Future research directions
All three narrative synthesis reviews converged on the need for pre-registered, double-blind, placebo-controlled trials with adequate sample sizes, verified dosing, active manipulation of participant expectancy, and longitudinal follow-up. Petranker et al. (2024) proposed the establishment of a consortium of psychedelic researchers committed to open science standards preregistration, data sharing, and transparent reporting as a structural prerequisite for meaningful cumulative knowledge. Totomanova et al. (2025) additionally emphasized prospective investigation of neurobiological mechanisms and cardiac safety monitoring under repeated administration. Beaton (2026) argued for dedicated qualitative and mixed-methods research to characterize the sociocultural dimensions of microdosing—including expectancy formation, identity processes, and community norm transmission—as these factors directly shape both self-reported outcomes and the ecological validity of controlled trial findings. Individual participant data meta-analysis, where feasible, would substantially improve the precision of dose-response and population-level moderator estimates.
Footnotes
Acknowledgements
No individuals who do not meet the authorship criteria contributed to the preparation of this article.
Ethical considerations
Not applicable. This umbrella review did not involve the collection or analysis of primary data from human participants and therefore did not require ethical approval.
Funding
The authors received no financial support for the research, authorship, and/or publication of this article.

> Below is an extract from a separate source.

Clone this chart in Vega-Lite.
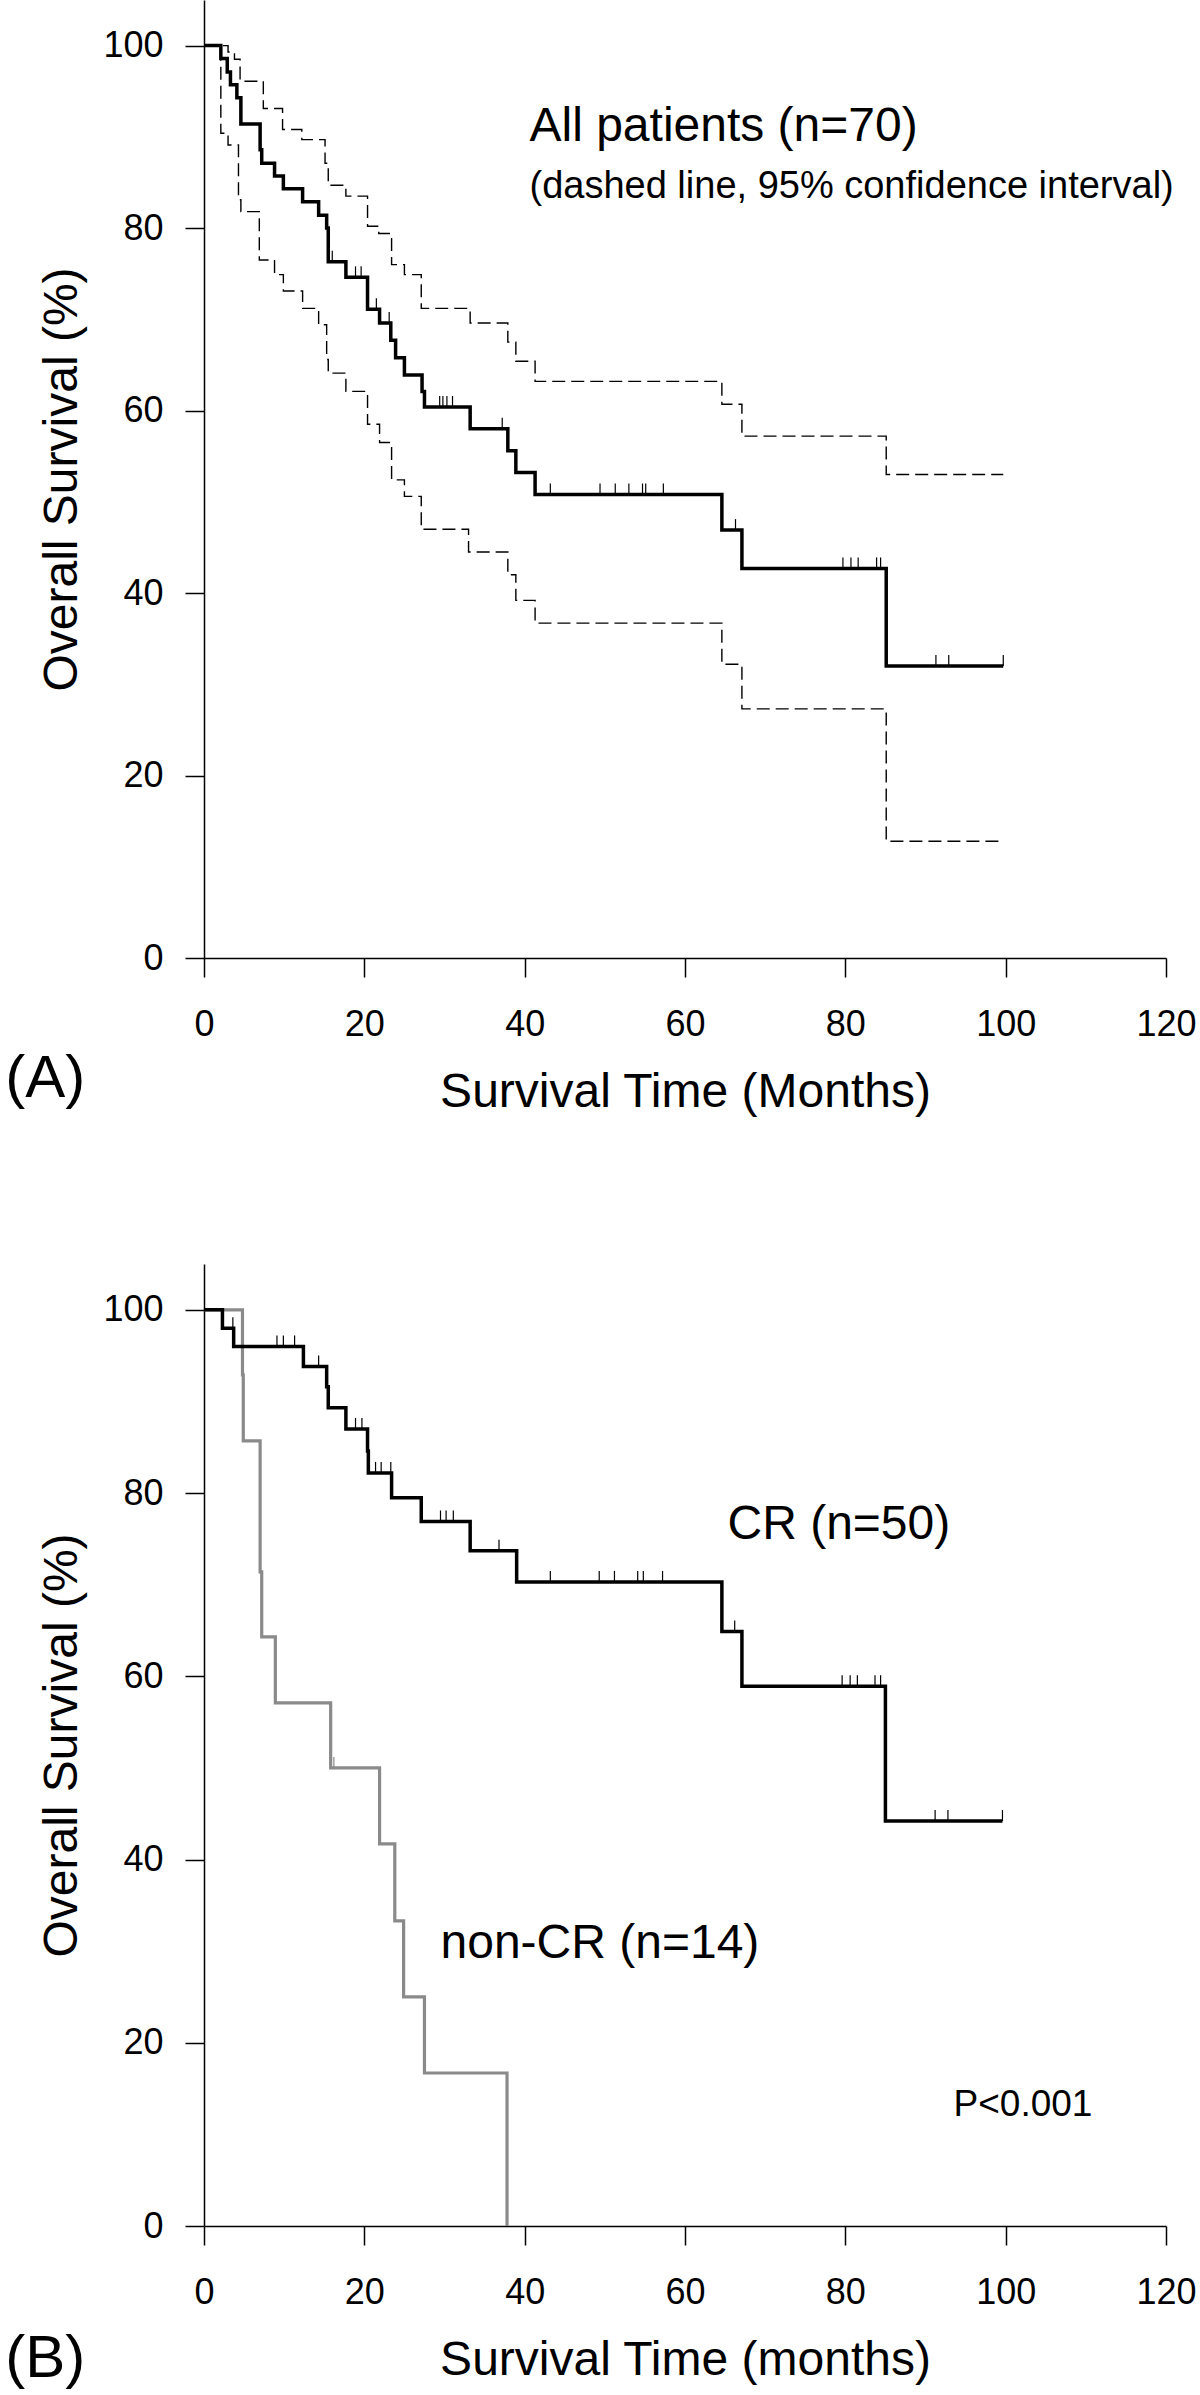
{
  "$schema": "https://vega.github.io/schema/vega-lite/v6.json",
  "padding": {"left": 5, "top": 0, "right": 0, "bottom": 0},
  "spacing": 148,
  "config": {
    "view": {"stroke": null},
    "font": "Liberation Sans",
    "axis": {"domainColor": "#000", "domainWidth": 1.5, "tickColor": "#000", "tickWidth": 1.5, "tickSize": 19, "labelFont": "Liberation Sans", "labelFontSize": 36, "labelColor": "#000", "titleFont": "Liberation Sans", "titleFontSize": 48, "titleFontWeight": "normal", "titleColor": "#000", "grid": false, "labelFlush": false, "labelOverlap": false},
    "axisX": {"labelPadding": 30, "titlePadding": 26},
    "axisY": {"labelPadding": 22, "titlePadding": 16}
  },
  "datasets": {
    "A_curves": [
      {"series":"est","t":0,"s":100},{"series":"est","t":2.1,"s":98.6},{"series":"est","t":2.9,"s":97.1},{"series":"est","t":3.3,"s":95.7},{"series":"est","t":4.1,"s":94.3},{"series":"est","t":4.6,"s":91.4},{"series":"est","t":7.0,"s":88.6},{"series":"est","t":7.2,"s":87.1},{"series":"est","t":8.8,"s":85.7},{"series":"est","t":9.9,"s":84.3},{"series":"est","t":12.3,"s":82.9},{"series":"est","t":14.3,"s":81.4},{"series":"est","t":15.3,"s":80.0},{"series":"est","t":15.5,"s":76.3},{"series":"est","t":17.7,"s":74.6},{"series":"est","t":20.4,"s":71.1},{"series":"est","t":21.9,"s":69.6},{"series":"est","t":23.3,"s":67.7},{"series":"est","t":23.9,"s":65.8},{"series":"est","t":25.0,"s":63.9},{"series":"est","t":27.2,"s":62.1},{"series":"est","t":27.5,"s":60.4},{"series":"est","t":33.2,"s":58.0},{"series":"est","t":37.9,"s":55.6},{"series":"est","t":38.9,"s":53.2},{"series":"est","t":41.3,"s":50.8},{"series":"est","t":64.6,"s":46.9},{"series":"est","t":67.1,"s":42.7},{"series":"est","t":85.1,"s":32.0},{"series":"est","t":99.7,"s":32.0},
      {"series":"upper","t":0,"s":100},{"series":"upper","t":3.0,"s":99.3},{"series":"upper","t":3.8,"s":98.5},{"series":"upper","t":4.5,"s":96.1},{"series":"upper","t":7.4,"s":93.1},{"series":"upper","t":9.8,"s":90.8},{"series":"upper","t":12.2,"s":89.7},{"series":"upper","t":15.1,"s":87.1},{"series":"upper","t":15.5,"s":84.7},{"series":"upper","t":17.7,"s":83.5},{"series":"upper","t":20.4,"s":80.2},{"series":"upper","t":21.8,"s":79.4},{"series":"upper","t":23.4,"s":76.0},{"series":"upper","t":25.0,"s":74.9},{"series":"upper","t":27.1,"s":71.2},{"series":"upper","t":33.2,"s":69.6},{"series":"upper","t":37.9,"s":67.5},{"series":"upper","t":38.9,"s":65.4},{"series":"upper","t":41.3,"s":63.2},{"series":"upper","t":64.6,"s":60.7},{"series":"upper","t":67.1,"s":57.2},{"series":"upper","t":85.1,"s":53.0},{"series":"upper","t":99.7,"s":53.0},
      {"series":"lower","t":0,"s":100},{"series":"lower","t":2.1,"s":90.4},{"series":"lower","t":3.0,"s":89.1},{"series":"lower","t":4.3,"s":83.1},{"series":"lower","t":4.6,"s":81.8},{"series":"lower","t":6.9,"s":76.5},{"series":"lower","t":8.8,"s":74.9},{"series":"lower","t":9.9,"s":73.1},{"series":"lower","t":12.3,"s":71.2},{"series":"lower","t":14.3,"s":69.4},{"series":"lower","t":15.3,"s":65.6},{"series":"lower","t":15.5,"s":64.1},{"series":"lower","t":17.7,"s":62.1},{"series":"lower","t":20.4,"s":58.5},{"series":"lower","t":21.9,"s":56.5},{"series":"lower","t":23.4,"s":52.4},{"series":"lower","t":25.0,"s":50.6},{"series":"lower","t":27.1,"s":47.0},{"series":"lower","t":33.0,"s":44.5},{"series":"lower","t":37.9,"s":42.0},{"series":"lower","t":38.9,"s":39.2},{"series":"lower","t":41.3,"s":36.7},{"series":"lower","t":64.6,"s":32.2},{"series":"lower","t":67.1,"s":27.3},{"series":"lower","t":85.1,"s":12.8},{"series":"lower","t":99.7,"s":12.8}
    ],
    "A_censor": [
      {"t":16.0,"s":76.3},{"t":18.9,"s":74.6},{"t":19.6,"s":74.6},{"t":21.5,"s":71.1},{"t":23.1,"s":69.6},
      {"t":29.4,"s":60.4},{"t":29.8,"s":60.4},{"t":30.3,"s":60.4},{"t":31.0,"s":60.4},{"t":37.2,"s":58.0},
      {"t":43.2,"s":50.8},{"t":49.4,"s":50.8},{"t":51.3,"s":50.8},{"t":53.0,"s":50.8},{"t":54.7,"s":50.8},{"t":55.1,"s":50.8},{"t":57.3,"s":50.8},
      {"t":66.3,"s":46.9},{"t":79.7,"s":42.7},{"t":80.7,"s":42.7},{"t":81.6,"s":42.7},{"t":83.9,"s":42.7},{"t":84.4,"s":42.7},
      {"t":91.3,"s":32.0},{"t":92.9,"s":32.0},{"t":99.7,"s":32.0}
    ],
    "B_curves": [
      {"series":"CR","t":0,"s":100},{"series":"CR","t":2.3,"s":98.0},{"series":"CR","t":3.7,"s":96.0},{"series":"CR","t":12.4,"s":93.8},{"series":"CR","t":15.3,"s":91.6},{"series":"CR","t":15.5,"s":89.3},{"series":"CR","t":17.7,"s":87.0},{"series":"CR","t":20.4,"s":84.6},{"series":"CR","t":20.5,"s":82.2},{"series":"CR","t":23.4,"s":79.5},{"series":"CR","t":27.1,"s":76.9},{"series":"CR","t":33.2,"s":73.7},{"series":"CR","t":39.0,"s":70.3},{"series":"CR","t":64.6,"s":64.9},{"series":"CR","t":67.1,"s":58.9},{"series":"CR","t":85.0,"s":44.2},{"series":"CR","t":99.6,"s":44.2},
      {"series":"nonCR","t":0,"s":100},{"series":"nonCR","t":4.8,"s":92.9},{"series":"nonCR","t":4.9,"s":85.7},{"series":"nonCR","t":7.0,"s":71.4},{"series":"nonCR","t":7.2,"s":64.3},{"series":"nonCR","t":8.9,"s":57.1},{"series":"nonCR","t":15.8,"s":50.0},{"series":"nonCR","t":21.9,"s":41.7},{"series":"nonCR","t":23.8,"s":33.3},{"series":"nonCR","t":24.9,"s":25.0},{"series":"nonCR","t":27.5,"s":16.7},{"series":"nonCR","t":37.8,"s":0}
    ],
    "B_censor": [
      {"series":"CR","t":3.6,"s":98.0},{"series":"CR","t":9.1,"s":96.0},{"series":"CR","t":9.9,"s":96.0},{"series":"CR","t":11.3,"s":96.0},{"series":"CR","t":14.3,"s":93.8},
      {"series":"CR","t":18.9,"s":87.0},{"series":"CR","t":19.7,"s":87.0},{"series":"CR","t":21.4,"s":82.2},{"series":"CR","t":22.1,"s":82.2},{"series":"CR","t":23.3,"s":82.2},
      {"series":"CR","t":29.5,"s":76.9},{"series":"CR","t":30.2,"s":76.9},{"series":"CR","t":31.1,"s":76.9},{"series":"CR","t":36.8,"s":73.7},
      {"series":"CR","t":43.2,"s":70.3},{"series":"CR","t":49.3,"s":70.3},{"series":"CR","t":51.2,"s":70.3},{"series":"CR","t":54.1,"s":70.3},{"series":"CR","t":54.8,"s":70.3},{"series":"CR","t":57.2,"s":70.3},
      {"series":"CR","t":66.2,"s":64.9},{"series":"CR","t":79.6,"s":58.9},{"series":"CR","t":80.6,"s":58.9},{"series":"CR","t":81.5,"s":58.9},{"series":"CR","t":83.7,"s":58.9},{"series":"CR","t":84.4,"s":58.9},
      {"series":"CR","t":91.2,"s":44.2},{"series":"CR","t":92.8,"s":44.2},{"series":"CR","t":99.6,"s":44.2},
      {"series":"nonCR","t":16.2,"s":50.0}
    ]
  },
  "vconcat": [
    {
      "width": 962,
      "height": 958,
      "encoding": {
        "x": {"field": "t", "type": "quantitative", "scale": {"domain": [0, 120], "nice": false}, "axis": {"values": [0, 20, 40, 60, 80, 100, 120], "title": "Survival Time (Months)"}},
        "y": {"field": "s", "type": "quantitative", "scale": {"domain": [0, 105], "nice": false}, "axis": {"values": [0, 20, 40, 60, 80, 100], "title": "Overall Survival (%)"}}
      },
      "layer": [
        {"data": {"name": "A_curves"}, "transform": [{"filter": "datum.series !== 'est'"}], "mark": {"type": "line", "interpolate": "step-after", "color": "#000", "strokeWidth": 1.4, "strokeDash": [13, 6]}, "encoding": {"detail": {"field": "series"}}},
        {"data": {"name": "A_curves"}, "transform": [{"filter": "datum.series === 'est'"}], "mark": {"type": "line", "interpolate": "step-after", "color": "#000", "strokeWidth": 3.5}},
        {"data": {"name": "A_censor"}, "mark": {"type": "tick", "orient": "vertical", "color": "#000", "size": 11, "thickness": 1.2, "yOffset": -5.5, "opacity": 1}},
        {"data": {"values": [{"t": 40.6, "s": 89.5, "label": "All patients (n=70)"}]}, "mark": {"type": "text", "align": "left", "baseline": "alphabetic", "fontSize": 48, "color": "#000"}, "encoding": {"text": {"field": "label"}}},
        {"data": {"values": [{"t": 40.6, "s": 83.3, "label": "(dashed line, 95% confidence interval)"}]}, "mark": {"type": "text", "align": "left", "baseline": "alphabetic", "fontSize": 38, "color": "#000"}, "encoding": {"text": {"field": "label"}}},
        {"data": {"values": [{"t": -24.8, "s": -15.2, "label": "(A)"}]}, "mark": {"type": "text", "align": "left", "baseline": "alphabetic", "fontSize": 60, "color": "#000"}, "encoding": {"text": {"field": "label"}}}
      ]
    },
    {
      "width": 962,
      "height": 962,
      "encoding": {
        "x": {"field": "t", "type": "quantitative", "scale": {"domain": [0, 120], "nice": false}, "axis": {"values": [0, 20, 40, 60, 80, 100, 120], "title": "Survival Time (months)"}},
        "y": {"field": "s", "type": "quantitative", "scale": {"domain": [0, 105], "nice": false}, "axis": {"values": [0, 20, 40, 60, 80, 100], "title": "Overall Survival (%)"}}
      },
      "layer": [
        {"data": {"name": "B_curves"}, "transform": [{"filter": "datum.series === 'nonCR'"}], "mark": {"type": "line", "interpolate": "step-after", "color": "#8a8a8a", "strokeWidth": 3.2}},
        {"data": {"name": "B_curves"}, "transform": [{"filter": "datum.series === 'CR'"}], "mark": {"type": "line", "interpolate": "step-after", "color": "#000", "strokeWidth": 3.5}},
        {"data": {"name": "B_censor"}, "transform": [{"filter": "datum.series === 'CR'"}], "mark": {"type": "tick", "orient": "vertical", "color": "#000", "size": 11, "thickness": 1.2, "yOffset": -5.5, "opacity": 1}},
        {"data": {"name": "B_censor"}, "transform": [{"filter": "datum.series === 'nonCR'"}], "mark": {"type": "tick", "orient": "vertical", "color": "#8a8a8a", "size": 11, "thickness": 1.2, "yOffset": -5.5, "opacity": 1}},
        {"data": {"values": [{"t": 65.3, "s": 75.0, "label": "CR (n=50)"}, {"t": 29.5, "s": 29.3, "label": "non-CR (n=14)"}]}, "mark": {"type": "text", "align": "left", "baseline": "alphabetic", "fontSize": 48, "color": "#000"}, "encoding": {"text": {"field": "label"}}},
        {"data": {"values": [{"t": 93.5, "s": 12.0, "label": "P<0.001"}]}, "mark": {"type": "text", "align": "left", "baseline": "alphabetic", "fontSize": 37, "color": "#000"}, "encoding": {"text": {"field": "label"}}},
        {"data": {"values": [{"t": -24.8, "s": -16.5, "label": "(B)"}]}, "mark": {"type": "text", "align": "left", "baseline": "alphabetic", "fontSize": 60, "color": "#000"}, "encoding": {"text": {"field": "label"}}}
      ]
    }
  ]
}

Declaration of conflicting interests
The authors declared no potential conflicts of interest with respect to the research, authorship, and/or publication of this article.
Data availability statement
This umbrella review is based exclusively on previously published systematic reviews and meta-analyses. All data analyzed are available within the referenced publications.
Editorial board membership disclosure
None of the authors are members of the Editorial Board of the Journal of Psychopharmacology.